Resztki wątpliwości rozwiała rozdmuchana przez gazety przygoda młodej Szerpanki, która 11 lipca 1974 r. spotkała wielkiego owłosionego stwora podczas wypasania bydła u podnóży Himalajów. Nie tylko zobaczyła, ale poczuła jego siłę, kiedy człekokształtna istota podbiegła do niej, porwała w ramiona, poniosła nad pobliski strumień... W tym momencie zainteresowanie yeti przyciągnęły pasące się zwierzęta. Dziewczynie nic się nie stało, ale trzy jaki dosłownie straciły głowy na jego widok. Stwór ukręcił je z wielką siłą i zbiegł do lasu. Pozostawił po sobie ślady stóp - po raz pierwszy nie w śniegu, lecz w piasku. Wielkość: 10 cm szerokości, 36 długości.
Kto wie, czy najprawdziwszym dowodem na istnienie yeti nie jest jednak Reinhold Messner. Wybitny himalaista, pierwszy zdobywca wszystkich ośmiotysięczników, też spotkał yeti. W 1986 roku dwukrotnie obserwował człekomałpę z odległości kilkudziesięciu metrów.
Kim jest yeti, jeśli istnieje?

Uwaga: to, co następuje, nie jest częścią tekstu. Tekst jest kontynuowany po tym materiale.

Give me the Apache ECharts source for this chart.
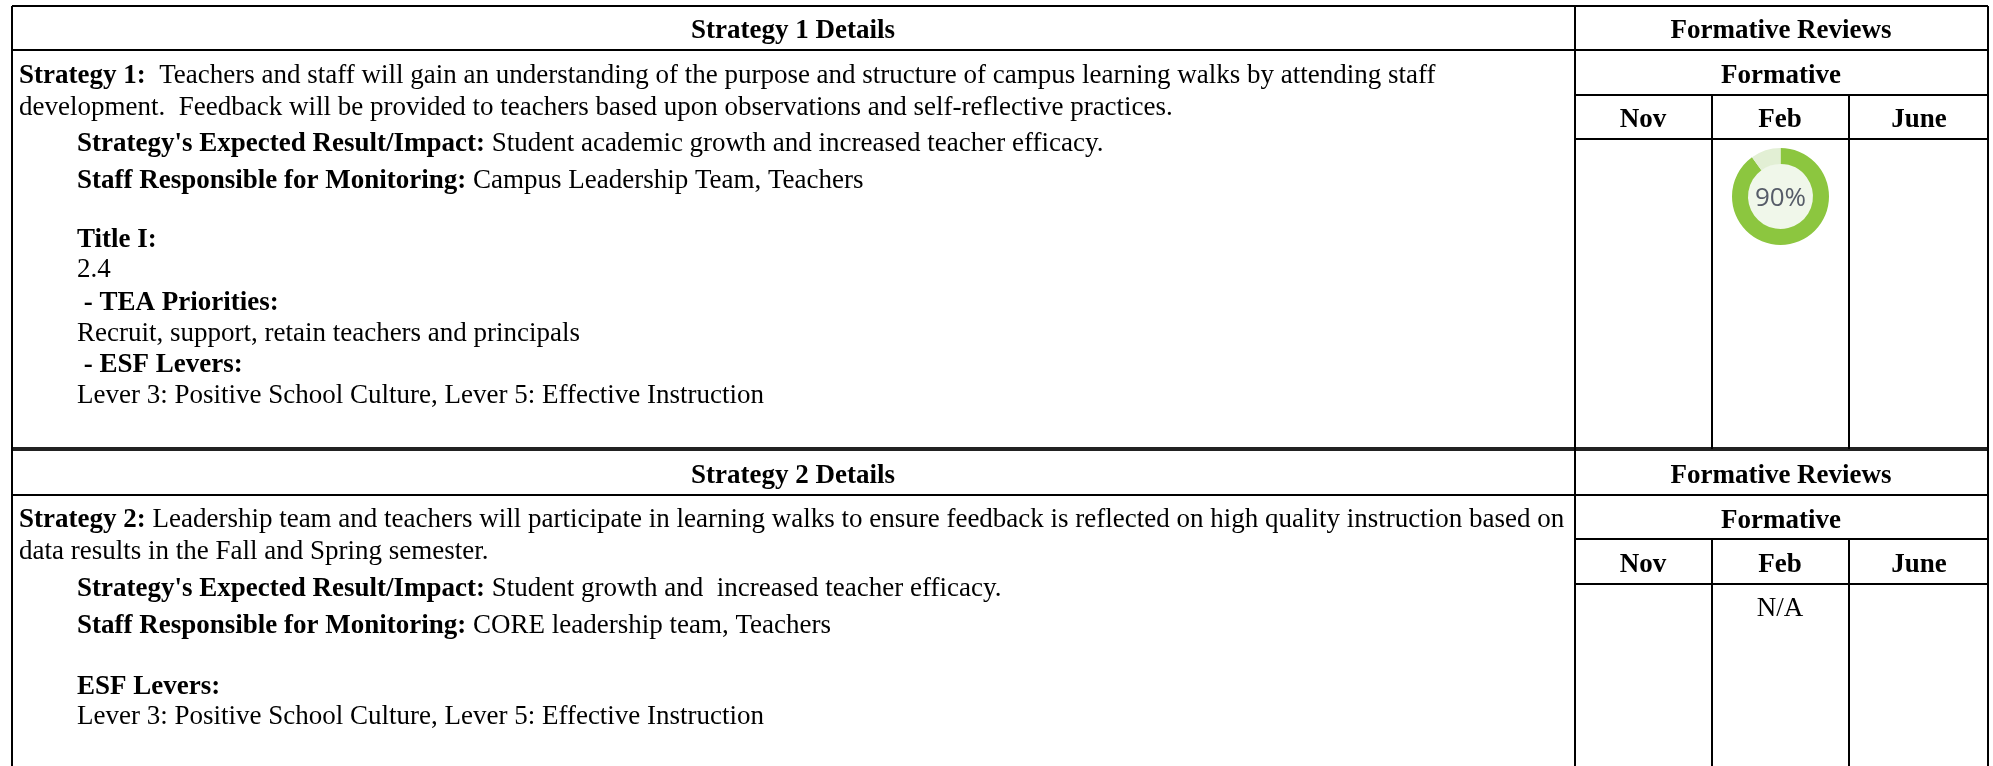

Wysuwano teorie, że chodzi o 'giganthopusa'; odgałęzienie rodzaju ludzkiego; neandertalczyka sprzed 120 tys. lat, który jakimś cudem przeżył w naturalnych warunkach Himalajów i przypadkiem trafił na ekspedycję naukową.
Istnieje czy nie - dla jego miłośników i biznesmenów okazał się doskonałym interesem. Od ponad dwóch lat w rezerwacie Shennongija w Chinach istnieje pierwsze na świecie muzeum yeti. Można w nim zobaczyć kępki włosów i gipsowe odlewy odcisków stóp'' - Krzysztof Krawczak ,,Yeti. Nieogolony człowiek śniegu''; artykuł zamieszczony w ,,Kurierze Szczecińskim'' w latach 90 - tych XX wieku.